Updated: March 03, 2021 07:16 PM
Created: March 03, 2021 06:16 PM
Asians and Asian Americans are facing higher levels of discrimination since the COVID-19 health pandemic started. Many are experiencing hate crimes, harassment, and attacks, shedding even more light on the discrimination Asians have experienced prior to the pandemic. A local group of community members is trying to raise awareness and put a stop to this.
"There's a lot of this type of narrative that has kept coming up like the Asian gentleman who was pushed over and killed, the old lady who was sitting on the bus and she was attacked, people who are being attacked in their homes," said Belissa Ho, a Duluth community member.
"These things are not uncommon to happen but since the virus has been called the Wuhan virus or the Chinese virus, I think all of us have lived in an element of fear of just being different and sort of being the only ones. Especially in the Northland where we can be anywhere in the community and be the only person that looks like us," said Julie Kim, a Duluth community member.
The pandemic has highlighted the discrimination and hate crimes against the Asian community that has been around for generations. Since the pandemic though, it has heightened and has created even more fear among the Asian community.

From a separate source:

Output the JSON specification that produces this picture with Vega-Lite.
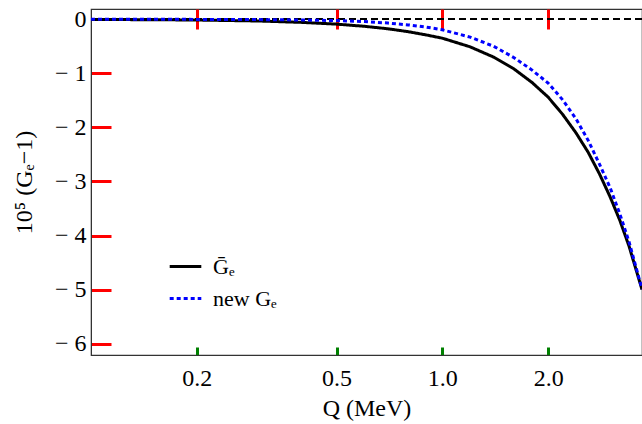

"It has definitely put a spotlight on the aggressions and the microaggressions and the things that happen to Asians and Asian Americans in general. It has actually expanded the conversations with regards to the Asian American experience," said Ho.
"I really want to challenge people to look around them and to look how you want to build community. Look at your neighbors, how do you want to build community with the neighbors who live next to you," said Pakou Ly, a Duluth community member.
"We're not immigrants. Now we are a part of the American story. We are part of the American fabric, we are part of this tapestry that makes this country as strong as it is and as as great as it is," said Ho.
Kim, Ho and Ly are part of a local Asian women's group that has over 20 members.
"We started off as a small social group and it just expanded by word of mouth. We've sort of deepened the conversations about our own personal experiences as being Asian people in the Northland," said Kim.
They want to challenge people to listen, educate themselves, and work together to report and stop these hateful crimes.
"It's a matter of checking your bias and ensuring that you are not the aggressor and ensuring that you are not the aggressor based off of false information. You can also look into how to be an ally, how to approach conversations better and how to confront these types of things" said Ho.
The group has met with the City of Duluth to talk about these issues and wrote an open letter to the community in the Duluth News Tribune, saying people should not brush off these hateful actions and to be part of the solution.
"We have to be courageous and speak out about this because if we don't, who will? who will speak up for us?" said Ly.
Minnesota has a discrimination helpline you can call at 1-833-454-0148. You can also report this online or by calling the police at 911.